Quant au deuxième niveau de composition :

L’astreinte à la figuration et la signification ne doit pas interdire à la poésie la pensée excédant la représentation, l’accès à ce niveau de vérité qui déconcerte le sens commun, région où on n’y voit plus clair, paradoxalité irréductible.

. . .

Les mots assemblés, le « syntagme » lisible ici sur le papier, sur le mur, par ses « lettres », son graphe, n’apportent pas avec eux, ne comportent pas, ce qui les fait comprendre en vérité : favorisent, mais ne produisent pas comme un effet mécanique, « l’intuition » chez le lecteur de leur « sens ». La pensée de la pensée n’est pas dans les mots. Appelons « mot(s) juste(s) » celui qui n’est pas « juste un mot », mais qui provoque telle intuition, « insight ».

*

Sens figuré, disent-ils…

« X est vierge » s’entend : « X est comme vierge » ; car chacun sait que X n’est pas vierge. Le sens de la virginité se construit sur un sens littéral, par une comparaison intrinsèque.

*

« Les monts les plus séparés /…/ »

Voisins d’un abîme ; voisins par un abîme, disent-ils de ces jeux : la poésie et la pensée qui philosophe. Imagine, donc, de chaque côté d’un sans fond, partagé par la faille infranchissable, le voisinage de deux voisins – qui (s’)échangent alors quoi ?, de part et d’autre de l’abîme qui les conjoint.

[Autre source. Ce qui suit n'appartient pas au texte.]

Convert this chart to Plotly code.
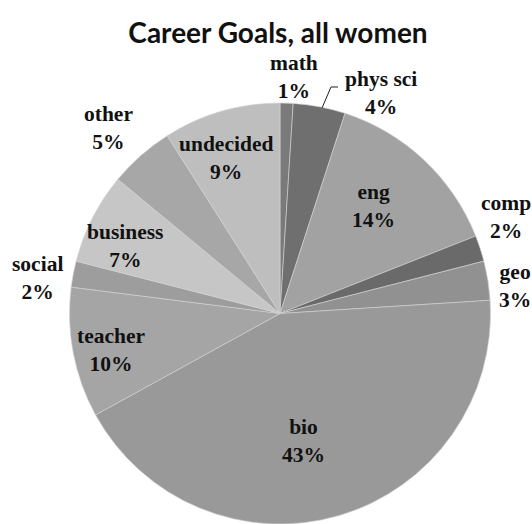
import plotly.graph_objects as go

# Career goal categories, clockwise from 12 o'clock
labels = ["math", "phys sci", "eng", "comp", "geo", "bio",
          "teacher", "social", "business", "other", "undecided"]
shares = [1, 4, 14, 2, 3, 43, 10, 2, 7, 5, 9]

# Grayscale fills per slice
fills = ["#7a7a7a", "#6f6f6f", "#a2a2a2", "#6a6a6a", "#919191", "#999999",
         "#a5a5a5", "#9d9d9d", "#c6c6c6", "#a7a7a7", "#bebebe"]

# Label block centres in pixels (x, y from top-left)
label_xy = [(294, 77), (381, 93), (373, 206), (506, 217), (515, 286), (303, 441),
            (111, 350), (37, 278), (125, 246), (108, 128), (226, 158)]

W, H = 532, 524
cx, cy, r = 280, 314, 211

fig = go.Figure(go.Pie(
    labels=labels,
    values=shares,
    sort=False,
    direction="clockwise",
    rotation=0,
    marker=dict(colors=fills, line=dict(color="#d4d4d4", width=0.6)),
    textinfo="none",
    showlegend=False,
    hoverinfo="skip",
    domain=dict(x=[(cx - r) / W, (cx + r) / W],
                y=[max(0, (H - cy - r) / H), (H - cy + r) / H]),
))

# Category name and share written beside / inside each slice
for name, pct, (px, py) in zip(labels, shares, label_xy):
    fig.add_annotation(
        x=px / W, y=1 - py / H, xref="paper", yref="paper",
        text=f"<b>{name}</b><br><b>{pct}%</b>",
        showarrow=False, xanchor="center", yanchor="middle",
        font=dict(family="Liberation Serif", size=21.5, color="#111111"),
    )

# Leader line for the phys sci label
pts = [(322, 108), (331, 87), (338, 87)]
path = "M " + " L ".join(f"{x / W},{1 - y / H}" for x, y in pts)
fig.add_shape(type="path", path=path, xref="paper", yref="paper",
              line=dict(color="#222222", width=1))

fig.update_layout(
    width=W, height=H,
    margin=dict(l=0, r=0, t=0, b=0),
    paper_bgcolor="white",
    title=dict(text="<b>Career Goals, all women</b>", x=278 / W, xanchor="center",
               y=1 - 33 / H, yanchor="middle",
               font=dict(family="Lato", size=28, color="#111111")),
)

fig.write_html("out.html")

« C’est sans commune mesure ! » Comparer, donc, sans commune mesure, pour faire ressortir l’incomparable.

(1) Différence entre le poème (littérature) et tous les autres arts : le poème, langage, n est pas onomatopée, n a rien de commun « hylétiquement avec du réel, à la différence des arts (avant la « remotivation » onomatomimétique, et en deçà au rythme qui est en quelque symphyse avec la physis).